The shift is small in tonnage but loud in signalling. Bulgaria sits on the Black Sea, borders Romania and Türkiye, and is a NATO and EU member state. It is not a frontline donor in the way that Germany, the United Kingdom or the Nordics are, but it has supplied Kyiv with ammunition, light infantry weapons and, periodically, heavy equipment routed through third-country arrangements. A formal suspension of new deliveries — rather than the quiet tapering that several other European capitals have engaged in — reopens a political argument that Sofia had been trying to close.
What the government actually said
The new line from Sofia has two strands. The first is Stoyanov's argument that the war has become a grinding contest of manpower and industrial depth, and that Bulgarian shells, rifles and missiles will not move the needle on either. The second is Radev's broader diplomatic posture, articulated in a separate statement flagged by Politico via Telegram on 9 June 2026: Bulgaria will continue to support Kyiv in other ways, including humanitarian assistance, but will not treat weapons supply as the default instrument of policy.
That second strand matters. The government is not arguing for neutrality. It is arguing for a redefinition of what support looks like — one that maps more closely onto the fatigue expressed by electorates across central Europe as the war enters its fifth year. Critics in Kyiv and in Western European capitals will read it as a step toward de facto accommodation with Moscow. Supporters in Sofia will read it as realism, after years of what they characterise as a caretaker parliament shipping materiel abroad while domestic ammunition stocks thinned.
The counter-narrative from Kyiv and Western allies
The reaction from Kyiv, when it comes, is likely to follow a familiar line: that every shell withheld is a calculation Moscow will read as licence. Ukraine's Western backers have spent two years pushing back against any framing that distinguishes between supporting Kyiv and prolonging the war — a distinction that, in their telling, is exactly what the Kremlin wants European publics to accept. From that vantage point, Sofia's announcement is not a tactical adjustment.
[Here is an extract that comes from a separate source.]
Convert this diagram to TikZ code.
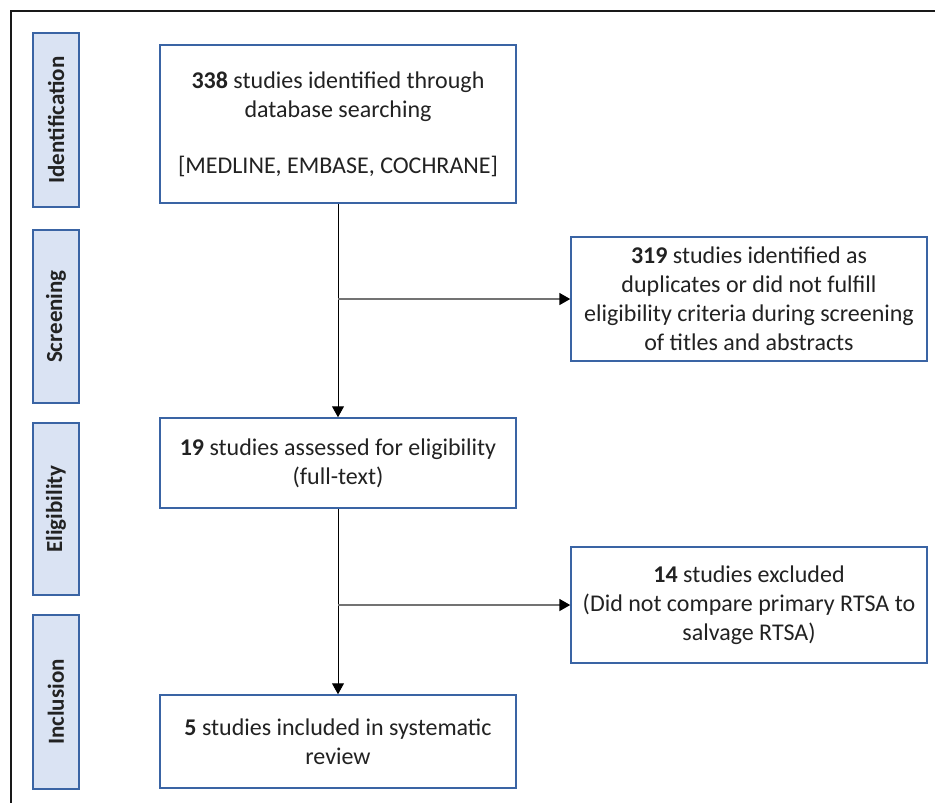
\documentclass[tikz,border=0pt]{standalone}
\usepackage{fontspec}
\setmainfont{Carlito}
\usetikzlibrary{arrows.meta}
\definecolor{boxblue}{HTML}{3A64A4}
\definecolor{fillblue}{HTML}{DAE3F3}
\definecolor{txt}{HTML}{222222}
\begin{document}
\begin{tikzpicture}[x=1pt,y=-1pt,
  mainbox/.style={draw=boxblue,line width=1.5pt,fill=white,inner sep=0pt,align=center,text=txt,font=\fontsize{24}{29}\selectfont},
  phase/.style={draw=boxblue,line width=1.5pt,fill=fillblue,inner sep=0pt},
  phasetext/.style={rotate=90,text=txt,font=\fontsize{23}{27}\selectfont\bfseries},
  flow/.style={line width=1pt,-{Triangle[length=11pt,width=12pt]}},
  branch/.style={draw=gray!90!black,line width=1.8pt,-{Triangle[length=11pt,width=12pt,color=black]}}]
\useasboundingbox (0,0) rectangle (935,803);
\draw[line width=2pt,black!90] (11,803) -- (11,11) -- (935,11);
% phase labels
\node[phase,minimum width=46pt,minimum height=174pt] (pid) at (56,120) {};
\node[phasetext] (tid) at (pid.center) {Identification};
\node[phase,minimum width=46pt,minimum height=173pt] (psc) at (56,316.5) {};
\node[phasetext] (tsc) at (psc.center) {Screening};
\node[phase,minimum width=46pt,minimum height=172pt] (pel) at (56,509) {};
\node[phasetext] (tel) at (pel.center) {Eligibility};
\node[phase,minimum width=46pt,minimum height=174pt] (pin) at (56,702) {};
\node[phasetext] (tin) at (pin.center) {Inclusion};
% main boxes
\node[mainbox,minimum width=356pt,minimum height=158pt] (b1) at (338,124) {\textbf{338} studies identified through\\database searching\\[27pt][MEDLINE, EMBASE, COCHRANE]};
\node[mainbox,minimum width=356pt,minimum height=124pt] (b2) at (749,299) {\textbf{319} studies identified as\\duplicates or did not fulfill\\eligibility criteria during screening\\of titles and abstracts};
\node[mainbox,minimum width=356pt,minimum height=90pt] (b3) at (338,463) {\textbf{19} studies assessed for eligibility\\(full-text)};
\node[mainbox,minimum width=356pt,minimum height=116pt] (b4) at (749,605) {\textbf{14} studies excluded\\(Did not compare primary RTSA to\\salvage RTSA)};
\node[mainbox,minimum width=356pt,minimum height=93pt] (b5) at (338,741.5) {\textbf{5} studies included in systematic\\review};
% connectors
\coordinate (j1) at (b1.south |- b2.west);
\coordinate (j2) at (b3.south |- b4.west);
\draw[flow] (b1.south) -- (b3.north);
\draw[flow] (b3.south) -- (b5.north);
\draw[branch] (j1) -- (b2.west);
\draw[branch] (j2) -- (b4.west);
\end{tikzpicture}
\end{document}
It is a precedent.
The Telegram channel run by former Ukrainian MP Anton Gerashchenko carried a summary of Stoyanov's remarks on 9 June 2026, characterising the position as a "war of attrition" thesis that mirrors language used inside the Kremlin and inside Western sceptic circles alike. The framing is uncomfortable for Kyiv precisely because it is the same language: it treats the conflict as a balance-sheet problem rather than a sovereignty problem. The political risk for Ukraine is not that Bulgaria stops sending shells — those stocks are replaceable elsewhere — but that the formulation travels, and that other capitals find it convenient.
A structural shift inside the EU
Read against the broader European picture, the Bulgarian move sits inside a pattern that has been building for at least eighteen months. Several EU governments have quietly reduced the pace of new arms-transfer approvals. Public justifications have varied: industrial-base bottlenecks, domestic-election cycles, anxiety about escalation. None has yet gone as far as Sofia in stating, on the record, that weapons are not the answer.
Bulgaria's particular weight comes from its geography and its symbolic position. A NATO member on the Black Sea, sending a public signal that it considers the war essentially frozen and that the tools of choice should be diplomatic rather than military, lands differently than a similar statement from, say, Rome or Prague. The Black Sea is a contested theatre in its own right, and Sofia's posture will be watched carefully in Bucharest, in Ankara, and in the Ukrainian port infrastructure that has become central to wartime grain and arms flows.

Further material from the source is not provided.